Anyway this is a blog about food, not my fairly mediocre life so I will make it quick. Here is a summary of my birthday celebrations including food and most importantly drink!!

Birthdaysnaps

 

I had a smallish party at my house which included much merriment. The catering was done by Humdingers of Hoxton, we had delicious little canapés to start with, particularly good were mini scotch eggs served with piccalilli, mini haddock filled fishcakes and little morsels of soda bread topped with a sharp beetroot chutney and flakes of tea smoked salmon. The mushroom arancini (i.e. deep fried risotto balls) left a lot to be desired though, they were far too big for canapés and were a little bland.

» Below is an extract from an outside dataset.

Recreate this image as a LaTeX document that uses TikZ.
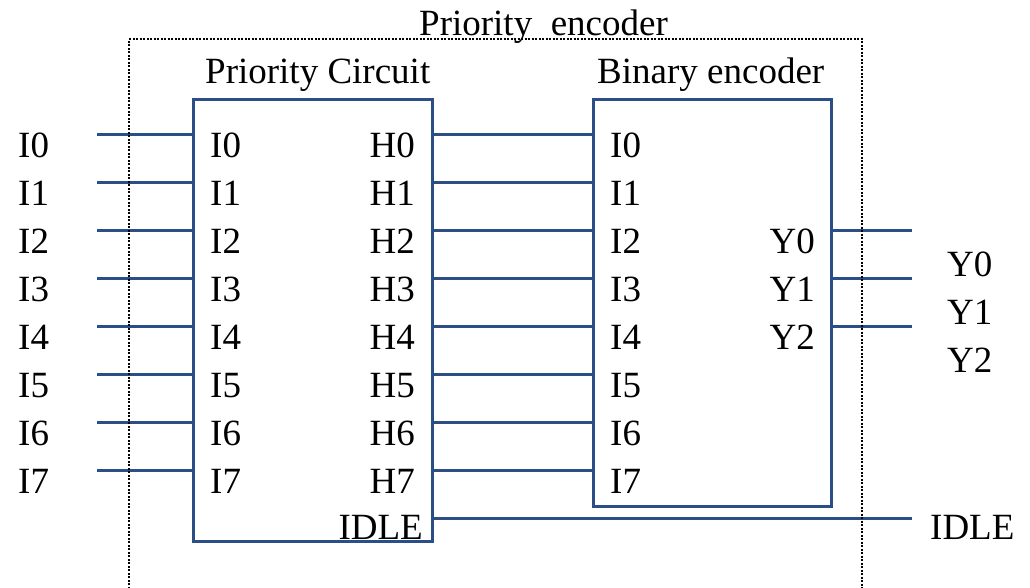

For mains we had rib eye steak with roasted vegetables and bernaise sauce. Steak and bernaise is one of my absolute favourites and it was very well done, if a little over done on the cooking side for me. Also the waiting staff weren’t really up to scratch meaning my dinner was cold! Having said this the food was all very nice and the chef was delightful, I would definitely use them again. Not least because of the fabulous cocktail waiter they brought with them who kept us drowning in gin for the whole night. His twist on a Tom Collins was honestly on of the best I have ever had and I drink a lot of gin (not in a victorian street walker way but still).

cake

 

Undoubtedly the biggest success was the cake from Lady Luck’s House of Cakes run by the lovely Stacey who is a friend of my sister’s. She makes the most amazing bespoke cakes, all by hand. The designs are amazing, her Pinterest is the ultimate food porn! I did think it might be a little bit style over substance as I don’t always love cakes with a lot of marzipan and decoration but it was unbelievable delicious, the cake itself was moist and fluffy and the marzipan was not overpowering as right underneath it was a seriously naughty layer of white chocolate ganache. Her cakes may seem a bit on the pricey side at £85 but, considering that catered desserts would normal cost around £3 per head and this cake easily serves 30, you are actually saving money.